PROMPT:
Without including any pictures, write out the listing below exactly.
* START *
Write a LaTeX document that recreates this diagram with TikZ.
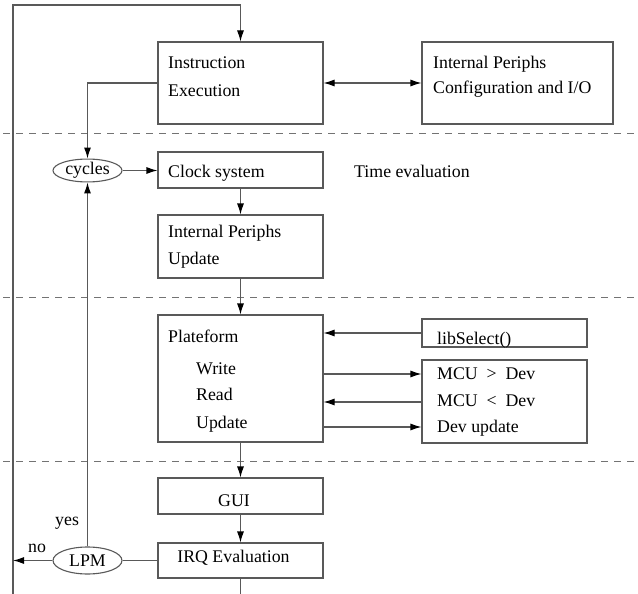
\documentclass[tikz,border=0pt]{standalone}
\usepackage{fontspec}
\setmainfont{Liberation Serif}
\usetikzlibrary{arrows.meta,shapes.geometric}
\begin{document}
\begin{tikzpicture}[x=1pt,y=-1pt,
  every node/.style={font=\fontsize{17.8}{20}\selectfont},
  block/.style={draw=black!65,line width=1.1pt,rectangle,inner sep=0pt},
  oval/.style={draw=black!65,line width=1.1pt,ellipse,inner sep=0pt,minimum width=69pt},
  txt/.style={anchor=base west,inner sep=0pt},
  ctxt/.style={anchor=base,inner sep=0pt},
  link/.style={draw=black!65,line width=1.1pt},
  tip/.style={Latex[length=11pt,width=7pt,color=black]},
  arr/.style={link,-{Latex[length=11pt,width=7pt,color=black]}},
  darr/.style={link,{Latex[length=11pt,width=7pt,color=black]}-{Latex[length=11pt,width=7pt,color=black]}},
  sep/.style={draw=black!55,line width=0.9pt,dash pattern=on 7pt off 6pt}]
\useasboundingbox (0,0) rectangle (638,594);

% section separators
\draw[sep] (3,133) -- (638,133);
\draw[sep] (3,297) -- (638,297);
\draw[sep] (3,461) -- (638,461);

% blocks
\node[block,minimum width=165pt,minimum height=82pt]  (instr)  at (240.5,83) {};
\node[block,minimum width=191pt,minimum height=82pt]  (periph) at (517.5,83) {};
\node[block,minimum width=165pt,minimum height=36pt]  (clock)  at (240.5,170) {};
\node[block,minimum width=165pt,minimum height=63pt]  (ipu)    at (240.5,246.5) {};
\node[block,minimum width=165pt,minimum height=127pt] (plat)   at (240.5,378.5) {};
\node[block,minimum width=165pt,minimum height=28pt]  (lib)    at (504.5,333) {};
\node[block,minimum width=165pt,minimum height=83pt]  (mcu)    at (504.5,401.5) {};
\node[block,minimum width=165pt,minimum height=36pt]  (gui)    at (240.5,496) {};
\node[block,minimum width=165pt,minimum height=35pt]  (irq)    at (240.5,560.5) {};
\node[oval,minimum height=21pt] (cycles) at (87.5,170.5) {cycles};
\node[oval,minimum height=27pt] (lpm)    at (87.5,560.5) {LPM};

% block texts
\node[txt] (t1)  at (168,69)    {Instruction};
\node[txt] (t2)  at (168,96.5)  {Execution};
\node[txt] (t3)  at (433,69)    {Internal Periphs};
\node[txt] (t4)  at (433,94)    {Configuration and I/O};
\node[txt] (t5)  at (168,177.5) {Clock system};
\node[txt] (t6)  at (354,177)   {Time evaluation};
\node[txt] (t7)  at (168,237)   {Internal Periphs};
\node[txt] (t8)  at (168,264)   {Update};
\node[txt] (t9)  at (168,342.5) {Plateform};
\node[txt] (t10) at (196,374)   {Write};
\node[txt] (t11) at (196,400.5) {Read};
\node[txt] (t12) at (196,428)   {Update};
\node[txt] (t13) at (437,344)   {libSelect()};
\node[txt] (t14) at (437,379.5) {MCU\ \ >\ \ Dev};
\node[txt] (t15) at (437,406.5) {MCU\ \ <\ \ Dev};
\node[txt] (t16) at (437,432.5) {Dev update};
\node[ctxt] (t17) at (234,506)  {GUI};
\node[ctxt] (t18) at (233.5,562.5) {IRQ Evaluation};
\node[txt] (yes) at (55,525) {yes};
\node[txt] (no)  at (28,552) {no};

% helper coordinates
\coordinate (loopB) at (13,594);
\coordinate (loopT) at (13,5);
\coordinate (r1) at (0,374);
\coordinate (r2) at (0,402);
\coordinate (r3) at (0,427);

% connectors
\draw[arr] (loopB) |- (instr.north |- loopT) -- (instr.north);
\draw[arr] (instr.west) -| (cycles.north);
\draw[darr] (instr.east) -- (periph.west);
\draw[arr] (cycles.east) -- (clock.west |- cycles.east);
\draw[arr] (clock.south) -- (ipu.north);
\draw[arr] (ipu.south) -- (plat.north);
\draw[arr] (lib.west) -- (plat.east |- lib.west);
\draw[arr] (plat.east |- r1) -- (mcu.west |- r1);
\draw[arr] (mcu.west |- r2) -- (plat.east |- r2);
\draw[arr] (plat.east |- r3) -- (mcu.west |- r3);
\draw[arr] (plat.south) -- (gui.north);
\draw[arr] (gui.south) -- (irq.north);
\draw[link] (irq.west) -- (lpm.east);
\draw[arr] (lpm.north) -- (cycles.south);
\draw[arr] (lpm.west) -- (lpm.west -| loopB);
\draw[link] (irq.south) -- (irq.south |- loopB);
\end{tikzpicture}
\end{document}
* END *
ANSWER TO THE TASK:
Write a LaTeX document that recreates this diagram with TikZ.
\documentclass[tikz,border=0pt]{standalone}
\usepackage{fontspec}
\setmainfont{Liberation Serif}
\usetikzlibrary{arrows.meta,shapes.geometric}
\begin{document}
\begin{tikzpicture}[x=1pt,y=-1pt,
  every node/.style={font=\fontsize{17.8}{20}\selectfont},
  block/.style={draw=black!65,line width=1.1pt,rectangle,inner sep=0pt},
  oval/.style={draw=black!65,line width=1.1pt,ellipse,inner sep=0pt,minimum width=69pt},
  txt/.style={anchor=base west,inner sep=0pt},
  ctxt/.style={anchor=base,inner sep=0pt},
  link/.style={draw=black!65,line width=1.1pt},
  tip/.style={Latex[length=11pt,width=7pt,color=black]},
  arr/.style={link,-{Latex[length=11pt,width=7pt,color=black]}},
  darr/.style={link,{Latex[length=11pt,width=7pt,color=black]}-{Latex[length=11pt,width=7pt,color=black]}},
  sep/.style={draw=black!55,line width=0.9pt,dash pattern=on 7pt off 6pt}]
\useasboundingbox (0,0) rectangle (638,594);

% section separators
\draw[sep] (3,133) -- (638,133);
\draw[sep] (3,297) -- (638,297);
\draw[sep] (3,461) -- (638,461);

% blocks
\node[block,minimum width=165pt,minimum height=82pt]  (instr)  at (240.5,83) {};
\node[block,minimum width=191pt,minimum height=82pt]  (periph) at (517.5,83) {};
\node[block,minimum width=165pt,minimum height=36pt]  (clock)  at (240.5,170) {};
\node[block,minimum width=165pt,minimum height=63pt]  (ipu)    at (240.5,246.5) {};
\node[block,minimum width=165pt,minimum height=127pt] (plat)   at (240.5,378.5) {};
\node[block,minimum width=165pt,minimum height=28pt]  (lib)    at (504.5,333) {};
\node[block,minimum width=165pt,minimum height=83pt]  (mcu)    at (504.5,401.5) {};
\node[block,minimum width=165pt,minimum height=36pt]  (gui)    at (240.5,496) {};
\node[block,minimum width=165pt,minimum height=35pt]  (irq)    at (240.5,560.5) {};
\node[oval,minimum height=21pt] (cycles) at (87.5,170.5) {cycles};
\node[oval,minimum height=27pt] (lpm)    at (87.5,560.5) {LPM};

% block texts
\node[txt] (t1)  at (168,69)    {Instruction};
\node[txt] (t2)  at (168,96.5)  {Execution};
\node[txt] (t3)  at (433,69)    {Internal Periphs};
\node[txt] (t4)  at (433,94)    {Configuration and I/O};
\node[txt] (t5)  at (168,177.5) {Clock system};
\node[txt] (t6)  at (354,177)   {Time evaluation};
\node[txt] (t7)  at (168,237)   {Internal Periphs};
\node[txt] (t8)  at (168,264)   {Update};
\node[txt] (t9)  at (168,342.5) {Plateform};
\node[txt] (t10) at (196,374)   {Write};
\node[txt] (t11) at (196,400.5) {Read};
\node[txt] (t12) at (196,428)   {Update};
\node[txt] (t13) at (437,344)   {libSelect()};
\node[txt] (t14) at (437,379.5) {MCU\ \ >\ \ Dev};
\node[txt] (t15) at (437,406.5) {MCU\ \ <\ \ Dev};
\node[txt] (t16) at (437,432.5) {Dev update};
\node[ctxt] (t17) at (234,506)  {GUI};
\node[ctxt] (t18) at (233.5,562.5) {IRQ Evaluation};
\node[txt] (yes) at (55,525) {yes};
\node[txt] (no)  at (28,552) {no};

% helper coordinates
\coordinate (loopB) at (13,594);
\coordinate (loopT) at (13,5);
\coordinate (r1) at (0,374);
\coordinate (r2) at (0,402);
\coordinate (r3) at (0,427);

% connectors
\draw[arr] (loopB) |- (instr.north |- loopT) -- (instr.north);
\draw[arr] (instr.west) -| (cycles.north);
\draw[darr] (instr.east) -- (periph.west);
\draw[arr] (cycles.east) -- (clock.west |- cycles.east);
\draw[arr] (clock.south) -- (ipu.north);
\draw[arr] (ipu.south) -- (plat.north);
\draw[arr] (lib.west) -- (plat.east |- lib.west);
\draw[arr] (plat.east |- r1) -- (mcu.west |- r1);
\draw[arr] (mcu.west |- r2) -- (plat.east |- r2);
\draw[arr] (plat.east |- r3) -- (mcu.west |- r3);
\draw[arr] (plat.south) -- (gui.north);
\draw[arr] (gui.south) -- (irq.north);
\draw[link] (irq.west) -- (lpm.east);
\draw[arr] (lpm.north) -- (cycles.south);
\draw[arr] (lpm.west) -- (lpm.west -| loopB);
\draw[link] (irq.south) -- (irq.south |- loopB);
\end{tikzpicture}
\end{document}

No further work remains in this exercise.